■ **Entries with chart source code**:
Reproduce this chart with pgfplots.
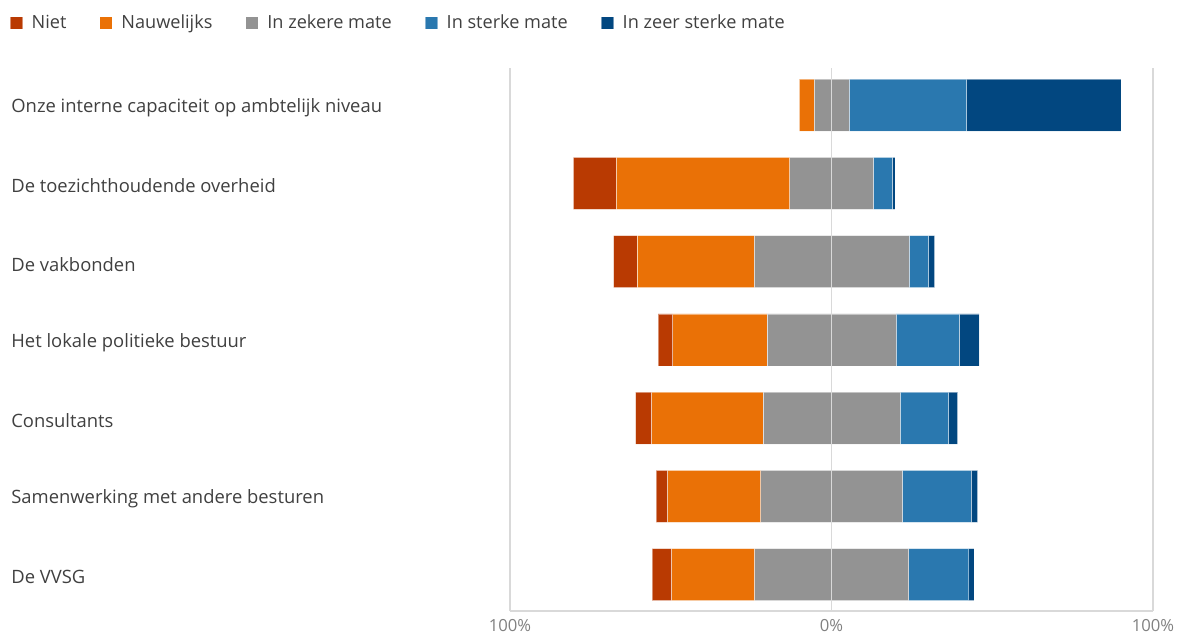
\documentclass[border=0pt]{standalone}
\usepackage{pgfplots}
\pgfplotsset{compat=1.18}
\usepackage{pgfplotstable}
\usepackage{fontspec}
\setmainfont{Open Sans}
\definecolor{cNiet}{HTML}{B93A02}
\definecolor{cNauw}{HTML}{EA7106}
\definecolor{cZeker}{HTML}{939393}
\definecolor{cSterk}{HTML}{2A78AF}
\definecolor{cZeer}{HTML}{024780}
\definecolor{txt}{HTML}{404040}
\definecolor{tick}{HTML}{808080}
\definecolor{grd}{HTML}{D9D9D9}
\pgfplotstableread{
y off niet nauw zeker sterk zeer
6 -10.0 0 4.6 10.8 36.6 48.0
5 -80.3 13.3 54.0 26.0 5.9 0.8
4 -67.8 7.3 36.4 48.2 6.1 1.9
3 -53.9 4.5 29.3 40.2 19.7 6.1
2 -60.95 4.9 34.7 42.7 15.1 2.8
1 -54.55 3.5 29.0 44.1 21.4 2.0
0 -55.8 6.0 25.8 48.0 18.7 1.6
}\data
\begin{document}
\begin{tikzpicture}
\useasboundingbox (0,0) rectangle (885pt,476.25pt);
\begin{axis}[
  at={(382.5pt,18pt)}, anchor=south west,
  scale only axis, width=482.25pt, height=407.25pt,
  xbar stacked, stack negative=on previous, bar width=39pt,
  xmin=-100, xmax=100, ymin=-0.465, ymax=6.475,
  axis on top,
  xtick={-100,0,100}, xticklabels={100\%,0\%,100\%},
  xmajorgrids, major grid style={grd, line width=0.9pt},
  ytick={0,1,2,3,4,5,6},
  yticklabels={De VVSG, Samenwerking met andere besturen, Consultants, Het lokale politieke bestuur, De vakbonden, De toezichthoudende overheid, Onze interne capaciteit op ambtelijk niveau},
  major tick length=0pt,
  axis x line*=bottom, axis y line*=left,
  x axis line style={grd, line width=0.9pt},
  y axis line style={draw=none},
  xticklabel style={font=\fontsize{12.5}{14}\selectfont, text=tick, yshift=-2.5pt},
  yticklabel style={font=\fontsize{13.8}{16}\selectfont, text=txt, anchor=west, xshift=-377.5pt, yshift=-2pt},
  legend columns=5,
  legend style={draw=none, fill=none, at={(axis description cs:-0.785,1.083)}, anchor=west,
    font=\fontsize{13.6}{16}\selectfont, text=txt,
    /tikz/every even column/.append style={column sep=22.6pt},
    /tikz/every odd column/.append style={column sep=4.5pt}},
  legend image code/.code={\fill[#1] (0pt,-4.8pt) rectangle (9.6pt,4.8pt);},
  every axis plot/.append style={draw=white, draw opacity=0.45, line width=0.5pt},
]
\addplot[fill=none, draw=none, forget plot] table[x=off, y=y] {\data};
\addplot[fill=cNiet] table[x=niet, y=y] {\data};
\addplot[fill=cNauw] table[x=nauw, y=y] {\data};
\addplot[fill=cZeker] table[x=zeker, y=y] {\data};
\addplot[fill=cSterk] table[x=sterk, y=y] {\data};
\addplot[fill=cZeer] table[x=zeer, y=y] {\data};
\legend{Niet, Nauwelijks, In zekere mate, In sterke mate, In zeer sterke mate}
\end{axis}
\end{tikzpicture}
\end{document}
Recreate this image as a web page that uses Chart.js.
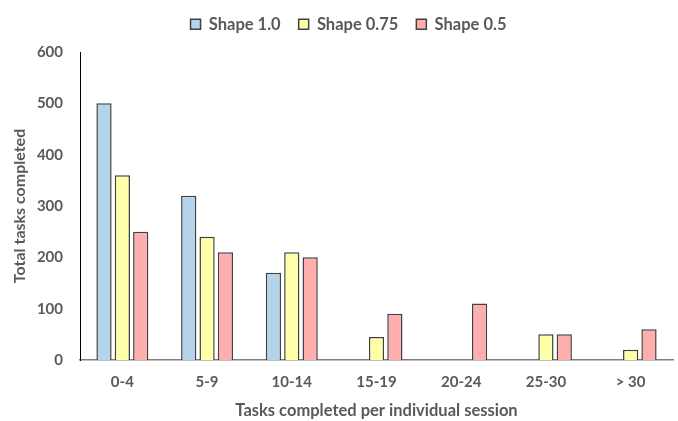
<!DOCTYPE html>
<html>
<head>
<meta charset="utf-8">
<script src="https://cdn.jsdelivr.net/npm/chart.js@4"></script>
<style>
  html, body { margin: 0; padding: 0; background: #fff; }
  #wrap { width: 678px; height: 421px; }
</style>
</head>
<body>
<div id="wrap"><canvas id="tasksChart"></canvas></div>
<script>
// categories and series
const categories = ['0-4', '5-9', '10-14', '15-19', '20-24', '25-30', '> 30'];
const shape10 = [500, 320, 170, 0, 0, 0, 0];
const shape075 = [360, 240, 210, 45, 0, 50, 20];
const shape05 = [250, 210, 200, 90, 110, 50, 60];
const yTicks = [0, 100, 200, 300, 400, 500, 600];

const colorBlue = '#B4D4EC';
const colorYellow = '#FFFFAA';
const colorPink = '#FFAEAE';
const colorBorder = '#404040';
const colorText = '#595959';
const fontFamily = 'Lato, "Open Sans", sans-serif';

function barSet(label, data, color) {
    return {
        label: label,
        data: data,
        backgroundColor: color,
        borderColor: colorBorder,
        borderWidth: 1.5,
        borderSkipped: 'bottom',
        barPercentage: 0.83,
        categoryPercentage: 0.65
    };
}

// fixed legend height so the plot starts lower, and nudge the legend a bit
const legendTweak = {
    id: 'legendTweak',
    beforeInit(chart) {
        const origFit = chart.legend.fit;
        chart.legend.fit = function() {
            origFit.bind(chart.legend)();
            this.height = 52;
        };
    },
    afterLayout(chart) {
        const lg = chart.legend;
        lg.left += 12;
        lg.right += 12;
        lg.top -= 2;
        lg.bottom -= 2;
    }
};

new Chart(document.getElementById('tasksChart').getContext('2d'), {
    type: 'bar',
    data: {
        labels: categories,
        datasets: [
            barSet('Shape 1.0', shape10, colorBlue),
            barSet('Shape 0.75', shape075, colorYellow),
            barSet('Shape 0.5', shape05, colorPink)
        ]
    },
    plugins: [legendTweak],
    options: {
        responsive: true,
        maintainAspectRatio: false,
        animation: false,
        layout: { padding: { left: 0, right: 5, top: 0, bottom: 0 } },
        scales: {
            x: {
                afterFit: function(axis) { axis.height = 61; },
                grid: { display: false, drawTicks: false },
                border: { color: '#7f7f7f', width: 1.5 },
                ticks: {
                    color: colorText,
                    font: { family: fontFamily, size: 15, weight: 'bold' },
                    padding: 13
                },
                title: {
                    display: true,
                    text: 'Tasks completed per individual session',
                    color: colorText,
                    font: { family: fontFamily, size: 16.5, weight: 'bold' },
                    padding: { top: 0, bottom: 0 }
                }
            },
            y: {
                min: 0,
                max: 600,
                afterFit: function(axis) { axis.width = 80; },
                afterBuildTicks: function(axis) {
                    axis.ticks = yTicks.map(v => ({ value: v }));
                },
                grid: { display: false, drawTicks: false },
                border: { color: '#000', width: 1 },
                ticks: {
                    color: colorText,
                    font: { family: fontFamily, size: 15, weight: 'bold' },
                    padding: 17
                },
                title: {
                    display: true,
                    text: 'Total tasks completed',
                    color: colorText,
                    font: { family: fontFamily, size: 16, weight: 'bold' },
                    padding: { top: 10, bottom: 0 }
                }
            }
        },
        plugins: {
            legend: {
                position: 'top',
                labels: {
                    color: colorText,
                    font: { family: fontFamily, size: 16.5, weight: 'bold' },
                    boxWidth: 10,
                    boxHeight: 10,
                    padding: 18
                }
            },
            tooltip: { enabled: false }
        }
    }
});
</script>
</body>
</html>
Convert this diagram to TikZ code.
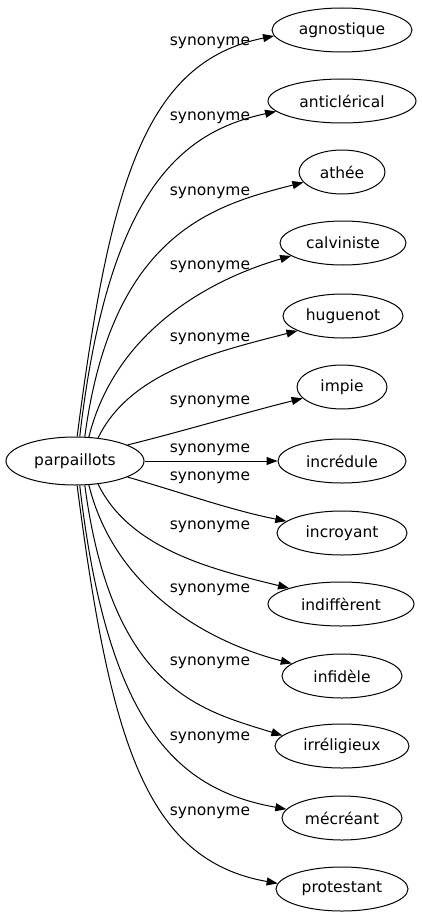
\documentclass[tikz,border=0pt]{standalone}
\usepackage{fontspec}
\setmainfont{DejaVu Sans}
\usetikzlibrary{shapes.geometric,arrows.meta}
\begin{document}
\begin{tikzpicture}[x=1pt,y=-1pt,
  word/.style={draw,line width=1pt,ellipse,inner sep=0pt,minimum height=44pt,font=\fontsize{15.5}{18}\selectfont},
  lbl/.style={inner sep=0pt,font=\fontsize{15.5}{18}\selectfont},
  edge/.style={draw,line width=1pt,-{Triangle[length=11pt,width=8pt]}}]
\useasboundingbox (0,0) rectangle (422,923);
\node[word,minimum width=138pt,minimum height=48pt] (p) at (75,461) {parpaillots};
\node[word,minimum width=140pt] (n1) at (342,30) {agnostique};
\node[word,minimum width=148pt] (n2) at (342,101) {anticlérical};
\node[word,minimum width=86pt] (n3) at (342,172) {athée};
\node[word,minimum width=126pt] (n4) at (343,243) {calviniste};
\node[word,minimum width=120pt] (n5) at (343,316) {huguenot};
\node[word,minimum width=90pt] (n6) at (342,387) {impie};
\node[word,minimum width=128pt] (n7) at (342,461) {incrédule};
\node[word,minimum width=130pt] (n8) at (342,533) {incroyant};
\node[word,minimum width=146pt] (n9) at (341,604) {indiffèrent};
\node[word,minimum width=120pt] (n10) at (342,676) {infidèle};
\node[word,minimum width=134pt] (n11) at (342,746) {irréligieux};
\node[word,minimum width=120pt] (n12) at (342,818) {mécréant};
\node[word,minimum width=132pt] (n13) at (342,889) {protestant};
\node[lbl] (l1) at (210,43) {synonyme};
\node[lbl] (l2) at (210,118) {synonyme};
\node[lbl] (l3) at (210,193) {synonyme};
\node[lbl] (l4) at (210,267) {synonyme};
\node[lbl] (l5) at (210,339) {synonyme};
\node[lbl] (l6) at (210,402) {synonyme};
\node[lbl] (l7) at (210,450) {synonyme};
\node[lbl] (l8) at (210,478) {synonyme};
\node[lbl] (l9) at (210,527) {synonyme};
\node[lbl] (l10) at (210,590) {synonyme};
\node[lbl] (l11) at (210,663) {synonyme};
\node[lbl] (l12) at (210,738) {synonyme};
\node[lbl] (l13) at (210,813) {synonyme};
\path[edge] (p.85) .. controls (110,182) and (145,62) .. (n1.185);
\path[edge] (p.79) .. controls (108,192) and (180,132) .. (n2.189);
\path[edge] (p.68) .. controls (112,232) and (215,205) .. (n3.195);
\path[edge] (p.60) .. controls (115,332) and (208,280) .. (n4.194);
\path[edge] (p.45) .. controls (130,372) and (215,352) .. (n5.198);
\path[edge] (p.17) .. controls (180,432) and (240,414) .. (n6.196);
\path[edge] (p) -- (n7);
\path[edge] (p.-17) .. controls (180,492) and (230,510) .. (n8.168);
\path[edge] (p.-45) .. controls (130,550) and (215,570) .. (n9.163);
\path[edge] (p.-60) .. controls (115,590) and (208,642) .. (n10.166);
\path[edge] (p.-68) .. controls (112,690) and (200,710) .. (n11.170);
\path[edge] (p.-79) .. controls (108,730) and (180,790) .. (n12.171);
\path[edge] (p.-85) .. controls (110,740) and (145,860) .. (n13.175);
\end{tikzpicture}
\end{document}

■ **Task goal**:
Filter the records, keeping only lines that contain "this", and show those lines.

■ **Solution**:
Reproduce this chart with pgfplots.
Recreate this image as a web page that uses Chart.js.
            this.height = 52;
Convert this diagram to TikZ code.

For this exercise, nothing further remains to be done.